Aber vielleicht will die Politik Studieren eher wieder unattraktiv machen, da in nicht-akademischen Berufen der Nachwuchs fehlt? Könnte ja sein….
Noch ein Kommentar zur Frage der Studiengebühren: Hier unterstütze ich die Position der Demonstranten nicht. Studiengebühren sind nicht zwingend unsozial, es ist eine Frage, wie diese gestaltet werden. Und warum eine Verkäuferin und ein Paketbote aus Stuttgart mit ihren Steuergeldern das Studium eines chinesischen Studenten bezahlen sollen – dessen Eltern evtl. auch noch zur neuen chinesichen Oberschicht gehören -, ist für mich nicht nachvollziehbar.
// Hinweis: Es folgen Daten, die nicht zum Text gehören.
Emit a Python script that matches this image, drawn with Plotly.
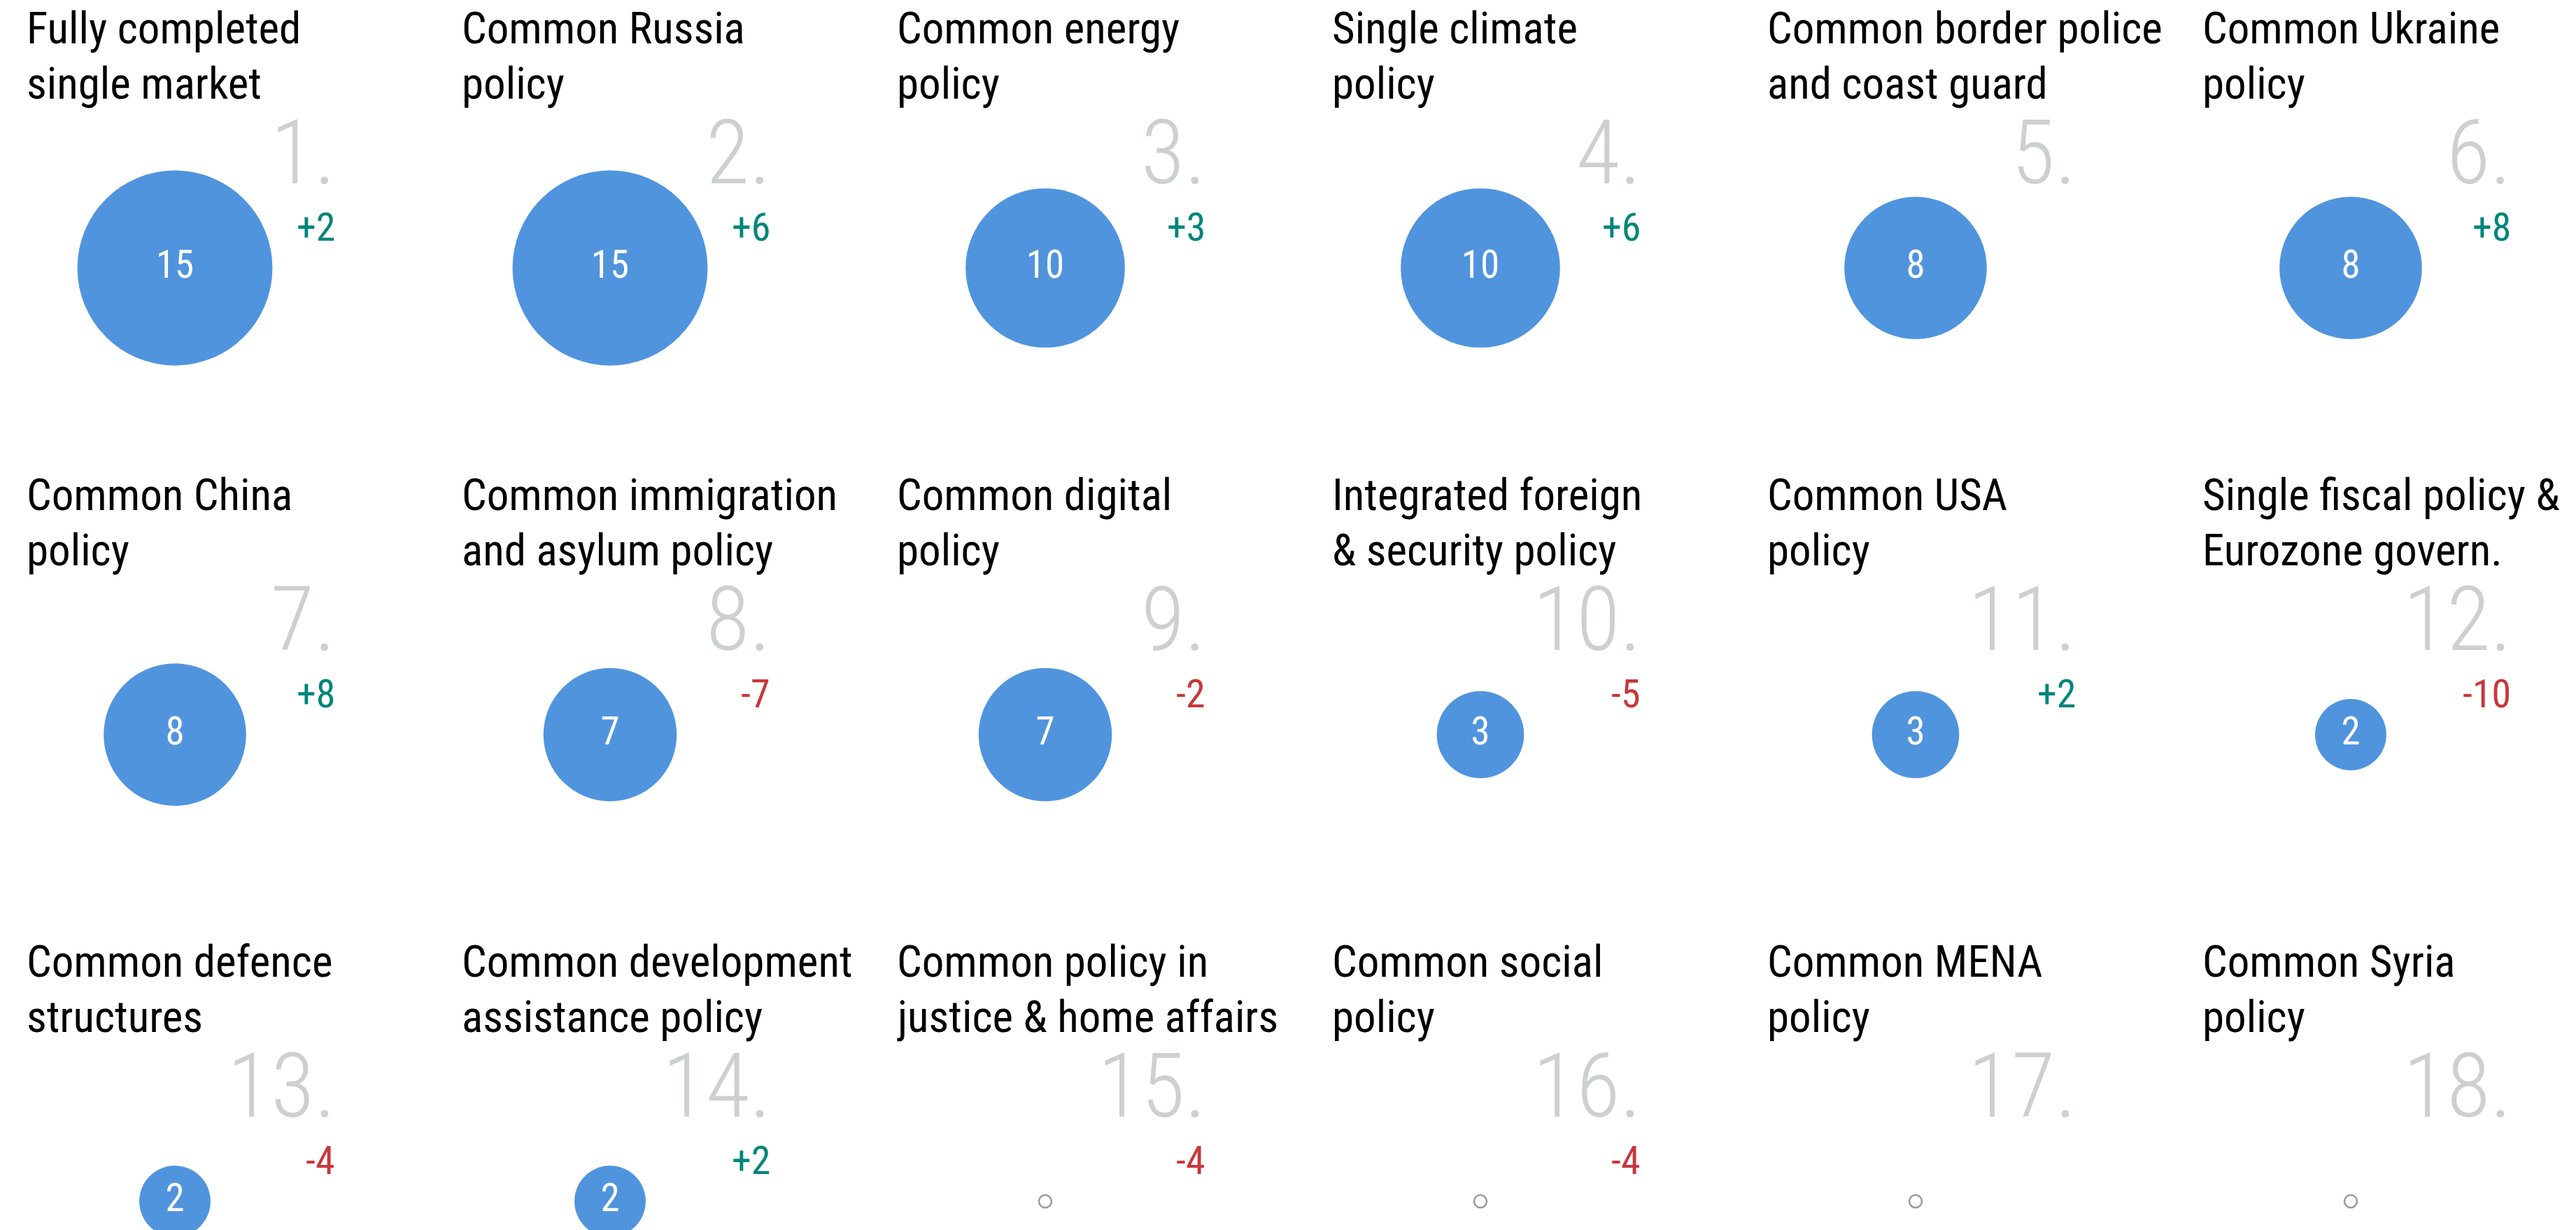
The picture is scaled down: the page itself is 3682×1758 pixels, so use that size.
import plotly.graph_objects as go

# policy areas, in rank order (3 rows of 6)
policies = [
    'Fully completed<br>single market', 'Common Russia<br>policy', 'Common energy<br>policy',
    'Single climate<br>policy', 'Common border police<br>and coast guard', 'Common Ukraine<br>policy',
    'Common China<br>policy', 'Common immigration<br>and asylum policy', 'Common digital<br>policy',
    'Integrated foreign<br>& security policy', 'Common USA<br>policy', 'Single fiscal policy &<br>Eurozone govern.',
    'Common defence<br>structures', 'Common development<br>assistance policy', 'Common policy in<br>justice & home affairs',
    'Common social<br>policy', 'Common MENA<br>policy', 'Common Syria<br>policy',
]
scores = [15, 15, 10, 10, 8, 8, 8, 7, 7, 3, 3, 2, 2, 2, 0, 0, 0, 0]
changes = [2, 6, 3, 6, None, 8, 8, -7, -2, -5, 2, -10, -4, 2, -4, -4, None, None]
ranks = list(range(1, 19))

N_COLS = 6
BLUE = '#5094de'
GREEN = '#00857a'
RED = '#c8373a'
RANK_GRAY = '#cdd0d1'
FONT = 'Roboto Condensed, DejaVu Sans Condensed, sans-serif'

cols = [i % N_COLS for i in range(len(policies))]
rows = [i // N_COLS for i in range(len(policies))]

W, H = 3682, 1758
COL_PITCH, ROW_PITCH = 622, 667
X0, Y0 = 250, 383

fig = go.Figure()

filled = [i for i, s in enumerate(scores) if s > 0]
empty = [i for i, s in enumerate(scores) if s == 0]

# bubble area ~ score
fig.add_trace(go.Scatter(
    x=[cols[i] for i in filled], y=[rows[i] for i in filled],
    mode='markers+text',
    text=[str(scores[i]) for i in filled],
    textposition='middle center',
    textfont=dict(family=FONT, size=55, color='white'),
    marker=dict(size=[scores[i] for i in filled], sizemode='area', sizeref=1 / 2592,
                color=BLUE, line=dict(width=0), opacity=1),
    hoverinfo='skip', showlegend=False
))
# zero scores get a small ring
fig.add_trace(go.Scatter(
    x=[cols[i] for i in empty], y=[rows[i] for i in empty],
    mode='markers',
    marker=dict(symbol='circle-open', size=18, color='#9b9b9b', line=dict(width=2.5)),
    hoverinfo='skip', showlegend=False
))

annotations = []
for i, title in enumerate(policies):
    c, r = cols[i], rows[i]
    for k, line in enumerate(title.split('<br>')):
        annotations.append(dict(
            x=c, y=r, text=line, showarrow=False, xanchor='left', yanchor='middle',
            xshift=-214, yshift=343 - 79 * k,
            font=dict(family=FONT, size=63, color='black')
        ))
    annotations.append(dict(
        x=c, y=r, text=f'{ranks[i]}.', showarrow=False, xanchor='right', yanchor='middle',
        xshift=232, yshift=165,
        font=dict(family=FONT, size=128, color=RANK_GRAY, weight=300)
    ))
    if changes[i] is not None:
        annotations.append(dict(
            x=c, y=r, text=f'{changes[i]:+d}', showarrow=False, xanchor='right', yanchor='middle',
            xshift=231, yshift=58,
            font=dict(family=FONT, size=56, color=GREEN if changes[i] > 0 else RED)
        ))

fig.update_xaxes(range=[-X0 / COL_PITCH, (W - X0) / COL_PITCH], visible=False, fixedrange=True)
fig.update_yaxes(range=[(H - Y0) / ROW_PITCH, -Y0 / ROW_PITCH], visible=False, fixedrange=True)
fig.update_layout(
    width=W, height=H,
    margin=dict(l=0, r=0, t=0, b=0),
    paper_bgcolor='white', plot_bgcolor='white',
    annotations=annotations,
)
fig.write_html('out.html', config={'displayModeBar': False},
               post_script="document.body.style.margin='0';")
Ich bin ja schon seit Längerem gegen die ewige Fortschreibung ehrenamtlicher Tätigkeit für 0-Geld. Wenn der Staat das Geizen so fortsetzt, wird es wohl nicht nur für die Katholikinnen aus Lauchringen Zeit in den Streik zu treten, die Anerkennung und Gleichstellung ihrer Arbeit fordern. Immerhin zwei Wochen Ruhe im Ehrenamt. Ich meine, mindestens das Grundeinkommen könnte die 35-jährige Anwartschaft für die Mindestrente verkürzen.
Ist Konstanz außen vor beim bundesweiten Kirchenstreik? Beginnt Morgen 10.05.2019.